The "leave" side's strongest support in Wales was in the low-income county that includes both Brynmawr and Ebbw Vale, where 62 percent voted to quit the EU. By contrast, the Welsh capital of Cardiff voted 60 percent "remain."

In Port Talbot, 57 percent voted "leave" despite warnings from some analysts that losing access to the EU's single market could have devastating consequences for the city's steelworks.

In Pontypridd, a town climbing up misty hillsides north of Cardiff, Jenny Hughes said her education consultancy firm lost three potential contracts the day after the referendum as European partners pulled out. She is furious at neighbors who voted for leaving the EU, and says many of them did so for reasons that have little to do with the bloc.

"You've got the racist brigades.
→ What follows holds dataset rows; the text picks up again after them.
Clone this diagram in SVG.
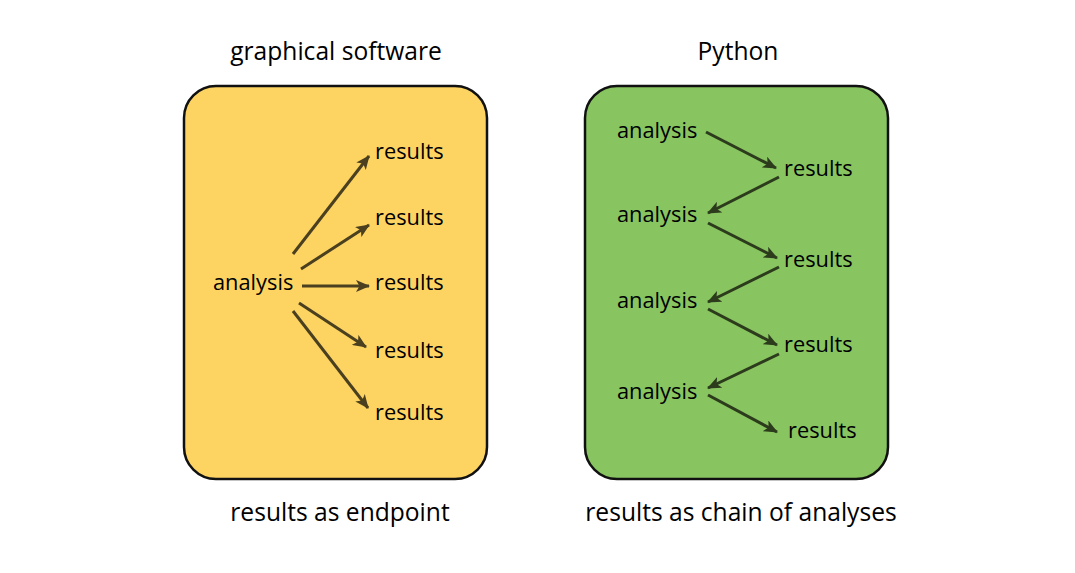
<svg xmlns="http://www.w3.org/2000/svg" width="1075" height="573" viewBox="0 0 1075 573">
<style>
text{font-family:"Open Sans","Noto Sans","DejaVu Sans",sans-serif;fill:#000}
.lbl{font-size:21.8px}
.ttl{font-size:24.6px;text-anchor:middle}
.box{stroke:#111;stroke-width:2.5}
.cy{stroke:#4a3f1e;stroke-width:3;fill:none}
.cg{stroke:#2c3b1c;stroke-width:3;fill:none}
</style>
<defs>
<marker id="ay" viewBox="0 0 14 12" refX="13" refY="6" markerWidth="14" markerHeight="12" markerUnits="userSpaceOnUse" orient="auto">
<path d="M0,0 L14,6 L0,12 L3.5,6 Z" fill="#4a3f1e"/>
</marker>
<marker id="ag" viewBox="0 0 14 12" refX="13" refY="6" markerWidth="14" markerHeight="12" markerUnits="userSpaceOnUse" orient="auto">
<path d="M0,0 L14,6 L0,12 L3.5,6 Z" fill="#2c3b1c"/>
</marker>
</defs>
<rect width="1075" height="573" fill="#fff"/>
<g id="titles">
<text class="ttl" x="336" y="60">graphical software</text>
<text class="ttl" x="738" y="60">Python</text>
<text class="ttl" x="340" y="521">results as endpoint</text>
<text class="ttl" x="741" y="521">results as chain of analyses</text>
</g>
<g id="box-graphical"><rect class="box" x="184" y="86" width="303" height="393" rx="32" fill="#fdd462"/></g>
<g id="box-python"><rect class="box" x="585" y="86" width="303" height="393" rx="32" fill="#88c460"/></g>
<g id="left-nodes">
<g id="l-analysis"><text class="lbl" x="213" y="290">analysis</text></g>
<g id="l-r1"><text class="lbl" x="375" y="159">results</text></g>
<g id="l-r2"><text class="lbl" x="375" y="225">results</text></g>
<g id="l-r3"><text class="lbl" x="375" y="290">results</text></g>
<g id="l-r4"><text class="lbl" x="375" y="358">results</text></g>
<g id="l-r5"><text class="lbl" x="375" y="420">results</text></g>
</g>
<g id="right-nodes">
<g id="r-a1"><text class="lbl" x="617" y="138">analysis</text></g>
<g id="r-r1"><text class="lbl" x="784" y="176">results</text></g>
<g id="r-a2"><text class="lbl" x="617" y="222">analysis</text></g>
<g id="r-r2"><text class="lbl" x="784" y="267">results</text></g>
<g id="r-a3"><text class="lbl" x="617" y="308">analysis</text></g>
<g id="r-r3"><text class="lbl" x="784" y="352">results</text></g>
<g id="r-a4"><text class="lbl" x="617" y="399">analysis</text></g>
<g id="r-r4"><text class="lbl" x="788" y="438">results</text></g>
</g>
<g id="connectors">
<line class="cy" x1="293" y1="254" x2="369" y2="156" marker-end="url(#ay)"/>
<line class="cy" x1="301" y1="269" x2="369" y2="225" marker-end="url(#ay)"/>
<line class="cy" x1="302" y1="286" x2="369" y2="286" marker-end="url(#ay)"/>
<line class="cy" x1="299" y1="303" x2="366" y2="347" marker-end="url(#ay)"/>
<line class="cy" x1="293" y1="311" x2="368" y2="408" marker-end="url(#ay)"/>
<line class="cg" x1="706" y1="132" x2="776" y2="168" marker-end="url(#ag)"/>
<line class="cg" x1="779" y1="177" x2="708" y2="213" marker-end="url(#ag)"/>
<line class="cg" x1="708" y1="223" x2="777" y2="258" marker-end="url(#ag)"/>
<line class="cg" x1="779" y1="267" x2="708" y2="302" marker-end="url(#ag)"/>
<line class="cg" x1="708" y1="309" x2="777" y2="345" marker-end="url(#ag)"/>
<line class="cg" x1="779" y1="354" x2="708" y2="388" marker-end="url(#ag)"/>
<line class="cg" x1="708" y1="395" x2="777" y2="432" marker-end="url(#ag)"/>
</g>
</svg>
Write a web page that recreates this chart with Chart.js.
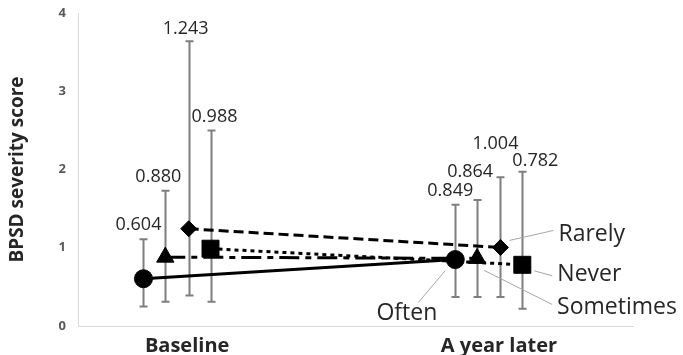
<!DOCTYPE html>
<html>
<head>
<meta charset="utf-8">
<script src="https://cdn.jsdelivr.net/npm/chart.js@4.4.1/dist/chart.umd.min.js"></script>
<style>
  html, body { margin: 0; background: #fff; }
  #wrap { width: 683px; height: 355px; }
</style>
</head>
<body>
<div id="wrap"><canvas id="chart"></canvas></div>
<script>
// data
const categories = ['Baseline', 'A year later'];
const seriesNames = ['Often', 'Sometimes', 'Rarely', 'Never'];
const oftenMean = [0.604, 0.849];
const sometimesMean = [0.880, 0.864];
const rarelyMean = [1.243, 1.004];
const neverMean = [0.988, 0.782];
const oftenLow = [0.25, 0.37];
const oftenHigh = [1.11, 1.55];
const sometimesLow = [0.31, 0.37];
const sometimesHigh = [1.73, 1.61];
const rarelyLow = [0.39, 0.37];
const rarelyHigh = [3.64, 1.90];
const neverLow = [0.31, 0.22];
const neverHigh = [2.50, 1.97];
const yTicks = [0, 1, 2, 3, 4];

// layout: categories sit at 1 and 2, series are dodged around them
const categoryX = [1, 2];
const dodge = [-0.14, -0.07, 0.005, 0.075];
const labelNudge = [
  [[-5, 0], [-5, 0]],
  [[-7, 0], [-7, -14]],
  [[-3, 2], [-5, -19]],
  [[4, 0], [13, 3]]
];
const callouts = [
  { series: 2, text: [58, -13], align: 'left', from: [9, -7], to: [53, -17] },
  { series: 3, text: [35, 10], align: 'left', from: [12, 6], to: [30, 11] },
  { series: 1, text: [80, 49], align: 'left', from: [7, 12], to: [75, 46] },
  { series: 0, text: [-18, 54], align: 'right', from: [-10, 11], to: [-37, 43] }
];

const means = [oftenMean, sometimesMean, rarelyMean, neverMean];
const lows = [oftenLow, sometimesLow, rarelyLow, neverLow];
const highs = [oftenHigh, sometimesHigh, rarelyHigh, neverHigh];
const styles = [
  { pointStyle: 'circle', radius: 9, dash: [] },
  { pointStyle: 'triangle', radius: 10, dash: [20, 6, 6, 6] },
  { pointStyle: 'rectRot', radius: 8, dash: [10, 5] },
  { pointStyle: 'rect', radius: 12, dash: [4, 4] }
];

const datasets = seriesNames.map((name, i) => ({
  label: name,
  data: means[i].map((v, j) => ({ x: categoryX[j] + dodge[i], y: v })),
  errLow: lows[i],
  errHigh: highs[i],
  borderColor: '#000',
  backgroundColor: '#000',
  borderWidth: 3,
  borderDash: styles[i].dash,
  pointStyle: styles[i].pointStyle,
  pointRadius: styles[i].radius,
  pointBorderWidth: 1,
  tension: 0
}));

const errorBars = {
  id: 'errorBars',
  beforeDatasetsDraw(chart) {
    const { ctx, scales: { x, y } } = chart;
    ctx.save();
    ctx.strokeStyle = '#7f7f7f';
    ctx.lineWidth = 2;
    chart.data.datasets.forEach(ds => {
      ds.data.forEach((p, j) => {
        const px = Math.round(x.getPixelForValue(p.x)) + 0.5;
        const top = y.getPixelForValue(ds.errHigh[j]);
        const bot = y.getPixelForValue(ds.errLow[j]);
        ctx.beginPath();
        ctx.moveTo(px, top); ctx.lineTo(px, bot);
        ctx.moveTo(px - 4, top); ctx.lineTo(px + 4, top);
        ctx.moveTo(px - 4, bot); ctx.lineTo(px + 4, bot);
        ctx.stroke();
      });
    });
    ctx.restore();
  },
  afterDatasetsDraw(chart) {
    const { ctx, scales: { x, y } } = chart;
    ctx.save();
    ctx.fillStyle = '#262626';
    ctx.font = '18px "Open Sans"';
    ctx.textAlign = 'center';
    ctx.textBaseline = 'middle';
    chart.data.datasets.forEach((ds, i) => {
      ds.data.forEach((p, j) => {
        const px = x.getPixelForValue(p.x) + labelNudge[i][j][0];
        const py = y.getPixelForValue(ds.errHigh[j]) - 14 + labelNudge[i][j][1];
        ctx.fillText(p.y.toFixed(3), px, py);
      });
    });

    // series names with leader lines, next to the "A year later" points
    ctx.font = '23px "Open Sans"';
    callouts.forEach(c => {
      const p = chart.data.datasets[c.series].data[1];
      const px = x.getPixelForValue(p.x);
      const py = y.getPixelForValue(p.y);
      ctx.strokeStyle = '#a6a6a6';
      ctx.lineWidth = 1;
      ctx.beginPath();
      ctx.moveTo(px + c.from[0], py + c.from[1]);
      ctx.lineTo(px + c.to[0], py + c.to[1]);
      ctx.stroke();
      ctx.textAlign = c.align;
      ctx.fillText(seriesNames[c.series], px + c.text[0], py + c.text[1]);
    });
    ctx.restore();
  }
};

new Chart(document.getElementById('chart'), {
  type: 'line',
  data: { datasets },
  plugins: [errorBars],
  options: {
    responsive: true,
    maintainAspectRatio: false,
    animation: false,
    layout: { padding: { top: 8, right: 50, left: 0, bottom: 0 } },
    plugins: { legend: { display: false }, tooltip: { enabled: false } },
    scales: {
      x: {
        type: 'linear',
        min: 0.65,
        max: 2.43,
        grid: { display: false },
        border: { color: '#d9d9d9', width: 1 },
        afterBuildTicks: s => { s.ticks = categoryX.map(v => ({ value: v })); },
        afterFit: s => { s.height = 29; },
        ticks: {
          padding: 0,
          color: '#262626',
          font: { family: 'Open Sans', size: 20, weight: 'bold' },
          callback: v => categories[categoryX.indexOf(v)]
        }
      },
      y: {
        min: 0,
        max: 4,
        grid: { display: false },
        border: { color: '#d9d9d9', width: 1 },
        afterBuildTicks: s => { s.ticks = yTicks.map(v => ({ value: v })); },
        afterFit: s => { s.width = 78; },
        ticks: {
          padding: 4,
          color: '#595959',
          font: { family: 'Open Sans', size: 13, weight: 'bold' }
        },
        title: {
          display: true,
          text: 'BPSD severity score',
          color: '#262626',
          padding: { top: 6, bottom: 4 },
          font: { family: 'Open Sans', size: 19, weight: 'bold' }
        }
      }
    }
  }
});
</script>
</body>
</html>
You've got the ones who want Britain to be the way it was. And you have those who are sticking it to the government," she says.

Eddie Cullen, a digger operator in the small town of Hengoad, might belong to the middle category. He says the sense of community was shattered when the town's Penallta coal mine closed in 1991. In its heyday it employed 3,000 people.

Cullen, 59, recalls the noise it used to make: the clatter of drams packed with coal being raised from the shaft. His grandfather worked down there; so did his father.

Now the mine is silent and overgrown with weeds. The shafts have been filled and the winding towers above them are rusting away. The enormous engine hall is gutted, its windows sealed and sprayed with graffiti.

None of that can reasonably be blamed on the EU, and yet when Cullen says people have "had enough" he is directing his frustration at Brussels, not the market forces or British governments that killed off coal mining.

"People just want to be British again," Cullen says, a Jack Russell Terrier pulling on a leash in his hand. "Have their identity back. Not be run by Europe."